Short task -> Write out the listing below exactly, and omit any images you find in it.

Material provided ->
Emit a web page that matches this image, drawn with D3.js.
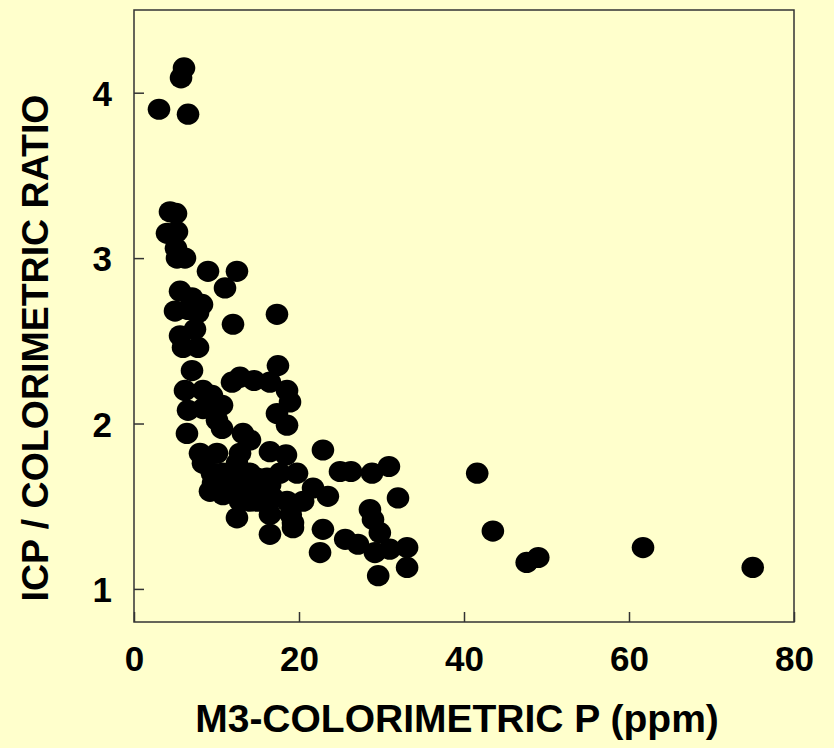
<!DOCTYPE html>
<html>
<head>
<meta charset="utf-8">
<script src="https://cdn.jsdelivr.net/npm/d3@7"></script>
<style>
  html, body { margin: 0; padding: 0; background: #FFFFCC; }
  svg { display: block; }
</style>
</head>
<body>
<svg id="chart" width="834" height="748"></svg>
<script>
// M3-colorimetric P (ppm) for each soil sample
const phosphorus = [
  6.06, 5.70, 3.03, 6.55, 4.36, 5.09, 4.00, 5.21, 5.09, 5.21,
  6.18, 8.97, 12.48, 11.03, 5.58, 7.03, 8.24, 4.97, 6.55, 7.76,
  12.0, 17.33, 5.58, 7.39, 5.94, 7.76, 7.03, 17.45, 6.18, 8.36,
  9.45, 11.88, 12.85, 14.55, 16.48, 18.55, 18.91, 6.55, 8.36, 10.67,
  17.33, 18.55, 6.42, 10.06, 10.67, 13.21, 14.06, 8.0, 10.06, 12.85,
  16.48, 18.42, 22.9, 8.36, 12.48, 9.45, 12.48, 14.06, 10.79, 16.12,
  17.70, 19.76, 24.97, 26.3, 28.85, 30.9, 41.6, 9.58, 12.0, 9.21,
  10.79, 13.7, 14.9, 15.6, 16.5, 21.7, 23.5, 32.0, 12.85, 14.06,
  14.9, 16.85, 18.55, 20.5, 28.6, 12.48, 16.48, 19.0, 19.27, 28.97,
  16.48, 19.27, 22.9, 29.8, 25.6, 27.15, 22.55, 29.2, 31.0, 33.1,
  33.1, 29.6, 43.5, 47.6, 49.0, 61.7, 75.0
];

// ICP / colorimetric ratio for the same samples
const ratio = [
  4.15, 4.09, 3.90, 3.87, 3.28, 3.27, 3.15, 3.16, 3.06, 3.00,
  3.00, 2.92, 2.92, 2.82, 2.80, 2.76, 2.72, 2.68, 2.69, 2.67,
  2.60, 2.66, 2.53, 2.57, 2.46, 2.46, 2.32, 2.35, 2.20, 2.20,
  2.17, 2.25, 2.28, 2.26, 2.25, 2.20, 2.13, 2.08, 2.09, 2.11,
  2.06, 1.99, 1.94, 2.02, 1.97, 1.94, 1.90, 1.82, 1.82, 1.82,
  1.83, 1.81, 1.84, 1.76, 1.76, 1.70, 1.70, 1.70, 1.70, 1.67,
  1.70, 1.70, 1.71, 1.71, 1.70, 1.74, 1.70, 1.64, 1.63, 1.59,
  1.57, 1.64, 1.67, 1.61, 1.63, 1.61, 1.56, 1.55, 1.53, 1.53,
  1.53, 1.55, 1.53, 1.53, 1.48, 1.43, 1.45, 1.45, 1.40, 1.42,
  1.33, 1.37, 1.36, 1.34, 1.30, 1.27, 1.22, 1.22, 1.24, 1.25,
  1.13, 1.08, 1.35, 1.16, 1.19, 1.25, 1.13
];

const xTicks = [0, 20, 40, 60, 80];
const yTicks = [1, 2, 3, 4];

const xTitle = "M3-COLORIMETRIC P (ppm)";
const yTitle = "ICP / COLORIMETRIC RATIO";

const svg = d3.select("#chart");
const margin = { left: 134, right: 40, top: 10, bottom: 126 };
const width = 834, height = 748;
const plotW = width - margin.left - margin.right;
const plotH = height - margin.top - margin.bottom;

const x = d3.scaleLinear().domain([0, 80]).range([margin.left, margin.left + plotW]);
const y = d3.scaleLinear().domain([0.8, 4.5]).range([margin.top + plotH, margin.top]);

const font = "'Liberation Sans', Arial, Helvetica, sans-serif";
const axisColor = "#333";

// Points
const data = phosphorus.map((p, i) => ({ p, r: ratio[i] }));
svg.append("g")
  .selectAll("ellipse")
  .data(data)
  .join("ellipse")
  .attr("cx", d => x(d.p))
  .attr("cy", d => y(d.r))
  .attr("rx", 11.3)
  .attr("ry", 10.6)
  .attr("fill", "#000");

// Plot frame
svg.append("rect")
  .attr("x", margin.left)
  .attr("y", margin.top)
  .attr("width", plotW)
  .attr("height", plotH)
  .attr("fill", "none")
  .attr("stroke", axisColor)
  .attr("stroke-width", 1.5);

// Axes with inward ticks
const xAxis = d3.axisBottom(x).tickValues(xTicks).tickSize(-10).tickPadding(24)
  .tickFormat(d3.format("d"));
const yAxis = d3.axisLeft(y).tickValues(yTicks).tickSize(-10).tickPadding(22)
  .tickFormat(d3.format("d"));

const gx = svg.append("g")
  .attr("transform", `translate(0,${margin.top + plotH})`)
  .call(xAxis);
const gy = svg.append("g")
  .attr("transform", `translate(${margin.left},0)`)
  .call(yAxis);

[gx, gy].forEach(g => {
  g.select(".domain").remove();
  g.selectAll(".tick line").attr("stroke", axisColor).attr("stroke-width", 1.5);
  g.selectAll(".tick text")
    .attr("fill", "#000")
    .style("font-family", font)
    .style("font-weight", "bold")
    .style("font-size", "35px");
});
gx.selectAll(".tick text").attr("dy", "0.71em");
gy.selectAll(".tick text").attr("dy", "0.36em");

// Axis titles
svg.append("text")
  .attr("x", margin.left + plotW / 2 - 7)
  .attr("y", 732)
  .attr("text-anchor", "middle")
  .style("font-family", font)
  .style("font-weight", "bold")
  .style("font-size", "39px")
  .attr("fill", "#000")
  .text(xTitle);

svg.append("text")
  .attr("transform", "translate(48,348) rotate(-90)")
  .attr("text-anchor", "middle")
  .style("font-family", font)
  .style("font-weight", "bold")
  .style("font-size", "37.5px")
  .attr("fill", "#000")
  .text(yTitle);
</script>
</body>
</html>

Solved exercise ->
Emit a web page that matches this image, drawn with D3.js.
<!DOCTYPE html>
<html>
<head>
<meta charset="utf-8">
<script src="https://cdn.jsdelivr.net/npm/d3@7"></script>
<style>
  html, body { margin: 0; padding: 0; background: #FFFFCC; }
  svg { display: block; }
</style>
</head>
<body>
<svg id="chart" width="834" height="748"></svg>
<script>
// M3-colorimetric P (ppm) for each soil sample
const phosphorus = [
  6.06, 5.70, 3.03, 6.55, 4.36, 5.09, 4.00, 5.21, 5.09, 5.21,
  6.18, 8.97, 12.48, 11.03, 5.58, 7.03, 8.24, 4.97, 6.55, 7.76,
  12.0, 17.33, 5.58, 7.39, 5.94, 7.76, 7.03, 17.45, 6.18, 8.36,
  9.45, 11.88, 12.85, 14.55, 16.48, 18.55, 18.91, 6.55, 8.36, 10.67,
  17.33, 18.55, 6.42, 10.06, 10.67, 13.21, 14.06, 8.0, 10.06, 12.85,
  16.48, 18.42, 22.9, 8.36, 12.48, 9.45, 12.48, 14.06, 10.79, 16.12,
  17.70, 19.76, 24.97, 26.3, 28.85, 30.9, 41.6, 9.58, 12.0, 9.21,
  10.79, 13.7, 14.9, 15.6, 16.5, 21.7, 23.5, 32.0, 12.85, 14.06,
  14.9, 16.85, 18.55, 20.5, 28.6, 12.48, 16.48, 19.0, 19.27, 28.97,
  16.48, 19.27, 22.9, 29.8, 25.6, 27.15, 22.55, 29.2, 31.0, 33.1,
  33.1, 29.6, 43.5, 47.6, 49.0, 61.7, 75.0
];

// ICP / colorimetric ratio for the same samples
const ratio = [
  4.15, 4.09, 3.90, 3.87, 3.28, 3.27, 3.15, 3.16, 3.06, 3.00,
  3.00, 2.92, 2.92, 2.82, 2.80, 2.76, 2.72, 2.68, 2.69, 2.67,
  2.60, 2.66, 2.53, 2.57, 2.46, 2.46, 2.32, 2.35, 2.20, 2.20,
  2.17, 2.25, 2.28, 2.26, 2.25, 2.20, 2.13, 2.08, 2.09, 2.11,
  2.06, 1.99, 1.94, 2.02, 1.97, 1.94, 1.90, 1.82, 1.82, 1.82,
  1.83, 1.81, 1.84, 1.76, 1.76, 1.70, 1.70, 1.70, 1.70, 1.67,
  1.70, 1.70, 1.71, 1.71, 1.70, 1.74, 1.70, 1.64, 1.63, 1.59,
  1.57, 1.64, 1.67, 1.61, 1.63, 1.61, 1.56, 1.55, 1.53, 1.53,
  1.53, 1.55, 1.53, 1.53, 1.48, 1.43, 1.45, 1.45, 1.40, 1.42,
  1.33, 1.37, 1.36, 1.34, 1.30, 1.27, 1.22, 1.22, 1.24, 1.25,
  1.13, 1.08, 1.35, 1.16, 1.19, 1.25, 1.13
];

const xTicks = [0, 20, 40, 60, 80];
const yTicks = [1, 2, 3, 4];

const xTitle = "M3-COLORIMETRIC P (ppm)";
const yTitle = "ICP / COLORIMETRIC RATIO";

const svg = d3.select("#chart");
const margin = { left: 134, right: 40, top: 10, bottom: 126 };
const width = 834, height = 748;
const plotW = width - margin.left - margin.right;
const plotH = height - margin.top - margin.bottom;

const x = d3.scaleLinear().domain([0, 80]).range([margin.left, margin.left + plotW]);
const y = d3.scaleLinear().domain([0.8, 4.5]).range([margin.top + plotH, margin.top]);

const font = "'Liberation Sans', Arial, Helvetica, sans-serif";
const axisColor = "#333";

// Points
const data = phosphorus.map((p, i) => ({ p, r: ratio[i] }));
svg.append("g")
  .selectAll("ellipse")
  .data(data)
  .join("ellipse")
  .attr("cx", d => x(d.p))
  .attr("cy", d => y(d.r))
  .attr("rx", 11.3)
  .attr("ry", 10.6)
  .attr("fill", "#000");

// Plot frame
svg.append("rect")
  .attr("x", margin.left)
  .attr("y", margin.top)
  .attr("width", plotW)
  .attr("height", plotH)
  .attr("fill", "none")
  .attr("stroke", axisColor)
  .attr("stroke-width", 1.5);

// Axes with inward ticks
const xAxis = d3.axisBottom(x).tickValues(xTicks).tickSize(-10).tickPadding(24)
  .tickFormat(d3.format("d"));
const yAxis = d3.axisLeft(y).tickValues(yTicks).tickSize(-10).tickPadding(22)
  .tickFormat(d3.format("d"));

const gx = svg.append("g")
  .attr("transform", `translate(0,${margin.top + plotH})`)
  .call(xAxis);
const gy = svg.append("g")
  .attr("transform", `translate(${margin.left},0)`)
  .call(yAxis);

[gx, gy].forEach(g => {
  g.select(".domain").remove();
  g.selectAll(".tick line").attr("stroke", axisColor).attr("stroke-width", 1.5);
  g.selectAll(".tick text")
    .attr("fill", "#000")
    .style("font-family", font)
    .style("font-weight", "bold")
    .style("font-size", "35px");
});
gx.selectAll(".tick text").attr("dy", "0.71em");
gy.selectAll(".tick text").attr("dy", "0.36em");

// Axis titles
svg.append("text")
  .attr("x", margin.left + plotW / 2 - 7)
  .attr("y", 732)
  .attr("text-anchor", "middle")
  .style("font-family", font)
  .style("font-weight", "bold")
  .style("font-size", "39px")
  .attr("fill", "#000")
  .text(xTitle);

svg.append("text")
  .attr("transform", "translate(48,348) rotate(-90)")
  .attr("text-anchor", "middle")
  .style("font-family", font)
  .style("font-weight", "bold")
  .style("font-size", "37.5px")
  .attr("fill", "#000")
  .text(yTitle);
</script>
</body>
</html>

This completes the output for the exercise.